● COLLECTED MATERIAL:
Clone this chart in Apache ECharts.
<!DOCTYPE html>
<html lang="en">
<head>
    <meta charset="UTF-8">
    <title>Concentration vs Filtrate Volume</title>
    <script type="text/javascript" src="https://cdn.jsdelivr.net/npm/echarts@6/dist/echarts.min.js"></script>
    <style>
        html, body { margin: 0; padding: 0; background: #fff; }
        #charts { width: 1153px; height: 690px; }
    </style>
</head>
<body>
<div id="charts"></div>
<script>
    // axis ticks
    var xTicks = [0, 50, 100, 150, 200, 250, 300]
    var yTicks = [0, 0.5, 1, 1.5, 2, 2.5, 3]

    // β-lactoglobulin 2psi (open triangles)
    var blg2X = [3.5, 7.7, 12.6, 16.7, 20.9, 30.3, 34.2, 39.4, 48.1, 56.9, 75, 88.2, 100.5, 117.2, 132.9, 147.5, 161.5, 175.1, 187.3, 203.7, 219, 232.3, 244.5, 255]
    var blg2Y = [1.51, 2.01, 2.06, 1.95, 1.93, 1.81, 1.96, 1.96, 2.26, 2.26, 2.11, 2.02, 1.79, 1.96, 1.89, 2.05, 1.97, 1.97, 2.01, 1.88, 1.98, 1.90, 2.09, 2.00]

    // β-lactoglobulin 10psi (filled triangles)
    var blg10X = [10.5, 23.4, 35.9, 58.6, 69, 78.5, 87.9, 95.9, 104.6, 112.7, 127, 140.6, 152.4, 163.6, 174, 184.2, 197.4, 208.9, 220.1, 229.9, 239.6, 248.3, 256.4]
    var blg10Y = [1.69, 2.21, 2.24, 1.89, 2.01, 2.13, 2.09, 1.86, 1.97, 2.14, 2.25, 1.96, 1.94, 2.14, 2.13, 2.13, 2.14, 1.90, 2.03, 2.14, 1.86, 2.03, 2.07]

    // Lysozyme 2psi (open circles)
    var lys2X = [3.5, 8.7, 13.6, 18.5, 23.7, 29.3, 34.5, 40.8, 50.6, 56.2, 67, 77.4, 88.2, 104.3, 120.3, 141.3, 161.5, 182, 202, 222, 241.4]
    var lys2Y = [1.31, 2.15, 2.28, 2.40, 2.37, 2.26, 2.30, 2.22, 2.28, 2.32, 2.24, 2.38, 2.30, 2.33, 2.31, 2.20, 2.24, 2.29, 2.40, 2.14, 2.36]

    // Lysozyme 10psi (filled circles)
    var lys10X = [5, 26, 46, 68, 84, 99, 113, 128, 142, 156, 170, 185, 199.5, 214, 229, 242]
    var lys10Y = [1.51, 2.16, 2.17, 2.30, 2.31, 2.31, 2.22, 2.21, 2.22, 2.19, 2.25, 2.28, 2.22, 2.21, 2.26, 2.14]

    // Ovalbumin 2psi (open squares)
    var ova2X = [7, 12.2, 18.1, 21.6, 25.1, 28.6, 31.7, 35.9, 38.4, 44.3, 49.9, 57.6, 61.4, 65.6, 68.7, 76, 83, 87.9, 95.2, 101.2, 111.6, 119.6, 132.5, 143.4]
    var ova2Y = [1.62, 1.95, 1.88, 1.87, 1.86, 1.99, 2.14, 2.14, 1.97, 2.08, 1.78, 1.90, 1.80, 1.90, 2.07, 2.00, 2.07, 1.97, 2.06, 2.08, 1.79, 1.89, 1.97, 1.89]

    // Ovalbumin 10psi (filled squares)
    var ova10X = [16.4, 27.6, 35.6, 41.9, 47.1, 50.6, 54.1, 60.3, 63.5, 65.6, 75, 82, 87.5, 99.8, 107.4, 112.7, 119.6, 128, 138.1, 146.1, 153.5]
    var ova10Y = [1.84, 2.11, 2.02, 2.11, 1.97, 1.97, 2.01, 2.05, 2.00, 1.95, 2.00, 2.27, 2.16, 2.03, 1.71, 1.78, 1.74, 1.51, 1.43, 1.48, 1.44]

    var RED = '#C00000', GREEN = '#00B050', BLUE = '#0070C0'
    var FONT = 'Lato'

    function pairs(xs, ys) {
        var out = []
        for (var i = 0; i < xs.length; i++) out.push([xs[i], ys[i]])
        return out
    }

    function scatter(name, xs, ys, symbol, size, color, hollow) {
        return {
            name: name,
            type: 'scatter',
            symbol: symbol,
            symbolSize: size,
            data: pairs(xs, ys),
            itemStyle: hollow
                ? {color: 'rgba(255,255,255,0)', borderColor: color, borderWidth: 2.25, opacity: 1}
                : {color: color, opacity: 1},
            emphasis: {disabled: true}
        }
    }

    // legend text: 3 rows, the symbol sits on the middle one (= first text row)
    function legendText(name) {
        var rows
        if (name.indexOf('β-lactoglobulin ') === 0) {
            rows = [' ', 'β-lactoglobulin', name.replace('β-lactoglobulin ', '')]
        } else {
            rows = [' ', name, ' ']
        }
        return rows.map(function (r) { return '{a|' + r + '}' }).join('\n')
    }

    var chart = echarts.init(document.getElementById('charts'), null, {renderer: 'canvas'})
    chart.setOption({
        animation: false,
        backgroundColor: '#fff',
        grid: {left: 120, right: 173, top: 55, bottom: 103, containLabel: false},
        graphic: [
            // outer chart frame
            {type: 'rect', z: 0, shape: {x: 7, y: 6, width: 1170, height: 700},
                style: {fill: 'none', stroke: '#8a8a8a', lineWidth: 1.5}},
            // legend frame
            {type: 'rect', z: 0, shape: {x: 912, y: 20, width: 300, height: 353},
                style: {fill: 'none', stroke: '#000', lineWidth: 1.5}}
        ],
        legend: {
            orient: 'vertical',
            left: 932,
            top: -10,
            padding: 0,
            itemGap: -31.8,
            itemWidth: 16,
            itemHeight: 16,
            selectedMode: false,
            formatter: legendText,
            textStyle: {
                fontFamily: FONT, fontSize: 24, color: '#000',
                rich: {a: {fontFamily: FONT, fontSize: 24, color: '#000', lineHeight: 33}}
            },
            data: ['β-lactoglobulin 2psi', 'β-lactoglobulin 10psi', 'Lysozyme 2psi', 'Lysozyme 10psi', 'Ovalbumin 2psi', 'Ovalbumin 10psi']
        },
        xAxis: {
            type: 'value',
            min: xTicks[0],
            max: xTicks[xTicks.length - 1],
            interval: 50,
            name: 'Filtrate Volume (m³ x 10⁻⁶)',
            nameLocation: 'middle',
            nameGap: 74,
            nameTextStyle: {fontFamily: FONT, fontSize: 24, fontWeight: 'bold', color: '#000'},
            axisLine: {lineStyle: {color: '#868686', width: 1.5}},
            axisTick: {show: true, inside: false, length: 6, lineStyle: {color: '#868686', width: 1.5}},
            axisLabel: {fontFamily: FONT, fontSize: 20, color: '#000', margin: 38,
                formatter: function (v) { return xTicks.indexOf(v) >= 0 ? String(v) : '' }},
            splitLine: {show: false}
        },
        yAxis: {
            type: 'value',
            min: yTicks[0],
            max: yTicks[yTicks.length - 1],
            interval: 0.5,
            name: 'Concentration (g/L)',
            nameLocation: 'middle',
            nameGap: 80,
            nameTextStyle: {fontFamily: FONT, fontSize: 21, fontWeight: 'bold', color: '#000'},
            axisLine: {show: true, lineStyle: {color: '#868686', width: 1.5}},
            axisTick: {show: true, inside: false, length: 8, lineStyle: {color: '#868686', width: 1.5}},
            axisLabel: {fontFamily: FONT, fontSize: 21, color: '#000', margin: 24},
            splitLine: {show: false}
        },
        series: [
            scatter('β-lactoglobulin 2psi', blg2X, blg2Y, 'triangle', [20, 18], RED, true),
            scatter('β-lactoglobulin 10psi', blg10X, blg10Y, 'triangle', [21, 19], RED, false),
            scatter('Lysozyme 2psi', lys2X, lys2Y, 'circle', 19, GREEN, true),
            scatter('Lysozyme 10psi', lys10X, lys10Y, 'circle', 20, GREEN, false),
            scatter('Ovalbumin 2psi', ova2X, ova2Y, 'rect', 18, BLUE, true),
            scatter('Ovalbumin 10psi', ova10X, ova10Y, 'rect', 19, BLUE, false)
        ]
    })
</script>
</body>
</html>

● PROBLEM DETAILS: Return only the lines spanning from the first line of the material through the line with "var yTicks = [0, 0.5, 1, 1.5, 2, 2.5, 3]", copied exactly, both ends kept.

● REPLY:
Clone this chart in Apache ECharts.
<!DOCTYPE html>
<html lang="en">
<head>
    <meta charset="UTF-8">
    <title>Concentration vs Filtrate Volume</title>
    <script type="text/javascript" src="https://cdn.jsdelivr.net/npm/echarts@6/dist/echarts.min.js"></script>
    <style>
        html, body { margin: 0; padding: 0; background: #fff; }
        #charts { width: 1153px; height: 690px; }
    </style>
</head>
<body>
<div id="charts"></div>
<script>
    // axis ticks
    var xTicks = [0, 50, 100, 150, 200, 250, 300]
    var yTicks = [0, 0.5, 1, 1.5, 2, 2.5, 3]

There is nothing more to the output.